> [Request] All of the material below is to be restated word for word, apart from the pictures.

________________________

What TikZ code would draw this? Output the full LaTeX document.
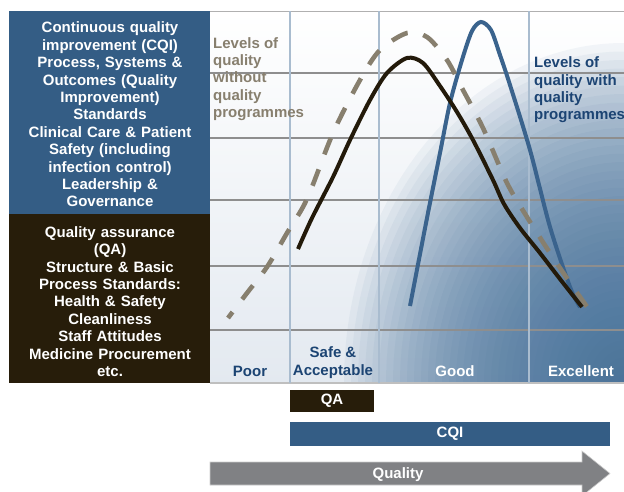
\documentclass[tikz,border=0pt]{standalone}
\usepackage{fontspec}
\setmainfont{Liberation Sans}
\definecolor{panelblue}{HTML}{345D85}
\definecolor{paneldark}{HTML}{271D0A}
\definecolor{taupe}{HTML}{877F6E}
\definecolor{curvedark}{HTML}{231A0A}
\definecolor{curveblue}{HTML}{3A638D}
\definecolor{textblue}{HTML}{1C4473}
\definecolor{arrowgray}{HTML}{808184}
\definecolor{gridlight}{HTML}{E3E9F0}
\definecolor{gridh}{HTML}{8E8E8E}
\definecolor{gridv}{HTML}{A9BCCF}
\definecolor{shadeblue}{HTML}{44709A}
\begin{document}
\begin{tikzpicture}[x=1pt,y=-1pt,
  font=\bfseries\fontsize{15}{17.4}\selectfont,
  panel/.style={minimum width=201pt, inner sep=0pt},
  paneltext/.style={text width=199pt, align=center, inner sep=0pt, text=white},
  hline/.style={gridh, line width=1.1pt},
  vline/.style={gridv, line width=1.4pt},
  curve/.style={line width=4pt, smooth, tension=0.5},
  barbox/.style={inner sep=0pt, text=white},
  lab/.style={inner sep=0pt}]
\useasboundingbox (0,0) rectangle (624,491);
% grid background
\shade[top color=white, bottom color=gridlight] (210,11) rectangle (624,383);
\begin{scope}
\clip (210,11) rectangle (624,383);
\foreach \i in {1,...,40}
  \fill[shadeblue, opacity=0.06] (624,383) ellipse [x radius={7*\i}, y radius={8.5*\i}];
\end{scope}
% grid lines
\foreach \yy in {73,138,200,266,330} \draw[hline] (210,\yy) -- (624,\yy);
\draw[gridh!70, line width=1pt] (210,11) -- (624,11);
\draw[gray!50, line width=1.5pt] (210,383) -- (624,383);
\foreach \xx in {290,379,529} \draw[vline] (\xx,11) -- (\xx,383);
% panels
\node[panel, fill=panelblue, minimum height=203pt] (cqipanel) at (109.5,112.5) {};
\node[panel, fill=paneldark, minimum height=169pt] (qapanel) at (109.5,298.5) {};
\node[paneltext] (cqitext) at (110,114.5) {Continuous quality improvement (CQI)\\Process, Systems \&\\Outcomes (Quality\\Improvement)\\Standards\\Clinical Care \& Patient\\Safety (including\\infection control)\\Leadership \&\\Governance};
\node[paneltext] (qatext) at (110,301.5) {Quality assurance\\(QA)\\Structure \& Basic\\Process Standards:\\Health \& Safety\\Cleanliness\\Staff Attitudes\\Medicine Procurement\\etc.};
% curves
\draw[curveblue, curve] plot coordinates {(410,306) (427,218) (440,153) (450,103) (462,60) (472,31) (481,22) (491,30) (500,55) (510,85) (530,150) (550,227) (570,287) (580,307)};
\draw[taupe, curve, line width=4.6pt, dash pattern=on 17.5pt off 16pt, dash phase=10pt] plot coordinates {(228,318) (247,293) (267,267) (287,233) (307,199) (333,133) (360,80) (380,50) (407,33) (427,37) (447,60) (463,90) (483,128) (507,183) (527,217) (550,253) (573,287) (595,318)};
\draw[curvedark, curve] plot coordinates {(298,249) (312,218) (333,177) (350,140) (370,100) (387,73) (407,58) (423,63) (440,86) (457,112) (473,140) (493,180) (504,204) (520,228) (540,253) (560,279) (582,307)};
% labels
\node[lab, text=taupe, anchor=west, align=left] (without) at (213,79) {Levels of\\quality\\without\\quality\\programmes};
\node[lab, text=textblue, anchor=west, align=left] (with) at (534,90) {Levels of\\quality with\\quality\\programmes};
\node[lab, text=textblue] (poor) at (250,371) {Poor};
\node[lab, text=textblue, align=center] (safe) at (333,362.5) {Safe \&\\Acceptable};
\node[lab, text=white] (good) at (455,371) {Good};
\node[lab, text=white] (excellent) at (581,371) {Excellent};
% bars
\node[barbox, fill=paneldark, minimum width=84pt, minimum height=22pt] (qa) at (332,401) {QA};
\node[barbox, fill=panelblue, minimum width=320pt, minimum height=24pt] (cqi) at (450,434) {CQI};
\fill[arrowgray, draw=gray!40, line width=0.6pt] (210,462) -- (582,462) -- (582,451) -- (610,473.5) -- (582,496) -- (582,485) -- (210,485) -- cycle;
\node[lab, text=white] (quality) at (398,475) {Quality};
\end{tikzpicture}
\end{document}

________________________

> [Full response]
What TikZ code would draw this? Output the full LaTeX document.
\documentclass[tikz,border=0pt]{standalone}
\usepackage{fontspec}
\setmainfont{Liberation Sans}
\definecolor{panelblue}{HTML}{345D85}
\definecolor{paneldark}{HTML}{271D0A}
\definecolor{taupe}{HTML}{877F6E}
\definecolor{curvedark}{HTML}{231A0A}
\definecolor{curveblue}{HTML}{3A638D}
\definecolor{textblue}{HTML}{1C4473}
\definecolor{arrowgray}{HTML}{808184}
\definecolor{gridlight}{HTML}{E3E9F0}
\definecolor{gridh}{HTML}{8E8E8E}
\definecolor{gridv}{HTML}{A9BCCF}
\definecolor{shadeblue}{HTML}{44709A}
\begin{document}
\begin{tikzpicture}[x=1pt,y=-1pt,
  font=\bfseries\fontsize{15}{17.4}\selectfont,
  panel/.style={minimum width=201pt, inner sep=0pt},
  paneltext/.style={text width=199pt, align=center, inner sep=0pt, text=white},
  hline/.style={gridh, line width=1.1pt},
  vline/.style={gridv, line width=1.4pt},
  curve/.style={line width=4pt, smooth, tension=0.5},
  barbox/.style={inner sep=0pt, text=white},
  lab/.style={inner sep=0pt}]
\useasboundingbox (0,0) rectangle (624,491);
% grid background
\shade[top color=white, bottom color=gridlight] (210,11) rectangle (624,383);
\begin{scope}
\clip (210,11) rectangle (624,383);
\foreach \i in {1,...,40}
  \fill[shadeblue, opacity=0.06] (624,383) ellipse [x radius={7*\i}, y radius={8.5*\i}];
\end{scope}
% grid lines
\foreach \yy in {73,138,200,266,330} \draw[hline] (210,\yy) -- (624,\yy);
\draw[gridh!70, line width=1pt] (210,11) -- (624,11);
\draw[gray!50, line width=1.5pt] (210,383) -- (624,383);
\foreach \xx in {290,379,529} \draw[vline] (\xx,11) -- (\xx,383);
% panels
\node[panel, fill=panelblue, minimum height=203pt] (cqipanel) at (109.5,112.5) {};
\node[panel, fill=paneldark, minimum height=169pt] (qapanel) at (109.5,298.5) {};
\node[paneltext] (cqitext) at (110,114.5) {Continuous quality improvement (CQI)\\Process, Systems \&\\Outcomes (Quality\\Improvement)\\Standards\\Clinical Care \& Patient\\Safety (including\\infection control)\\Leadership \&\\Governance};
\node[paneltext] (qatext) at (110,301.5) {Quality assurance\\(QA)\\Structure \& Basic\\Process Standards:\\Health \& Safety\\Cleanliness\\Staff Attitudes\\Medicine Procurement\\etc.};
% curves
\draw[curveblue, curve] plot coordinates {(410,306) (427,218) (440,153) (450,103) (462,60) (472,31) (481,22) (491,30) (500,55) (510,85) (530,150) (550,227) (570,287) (580,307)};
\draw[taupe, curve, line width=4.6pt, dash pattern=on 17.5pt off 16pt, dash phase=10pt] plot coordinates {(228,318) (247,293) (267,267) (287,233) (307,199) (333,133) (360,80) (380,50) (407,33) (427,37) (447,60) (463,90) (483,128) (507,183) (527,217) (550,253) (573,287) (595,318)};
\draw[curvedark, curve] plot coordinates {(298,249) (312,218) (333,177) (350,140) (370,100) (387,73) (407,58) (423,63) (440,86) (457,112) (473,140) (493,180) (504,204) (520,228) (540,253) (560,279) (582,307)};
% labels
\node[lab, text=taupe, anchor=west, align=left] (without) at (213,79) {Levels of\\quality\\without\\quality\\programmes};
\node[lab, text=textblue, anchor=west, align=left] (with) at (534,90) {Levels of\\quality with\\quality\\programmes};
\node[lab, text=textblue] (poor) at (250,371) {Poor};
\node[lab, text=textblue, align=center] (safe) at (333,362.5) {Safe \&\\Acceptable};
\node[lab, text=white] (good) at (455,371) {Good};
\node[lab, text=white] (excellent) at (581,371) {Excellent};
% bars
\node[barbox, fill=paneldark, minimum width=84pt, minimum height=22pt] (qa) at (332,401) {QA};
\node[barbox, fill=panelblue, minimum width=320pt, minimum height=24pt] (cqi) at (450,434) {CQI};
\fill[arrowgray, draw=gray!40, line width=0.6pt] (210,462) -- (582,462) -- (582,451) -- (610,473.5) -- (582,496) -- (582,485) -- (210,485) -- cycle;
\node[lab, text=white] (quality) at (398,475) {Quality};
\end{tikzpicture}
\end{document}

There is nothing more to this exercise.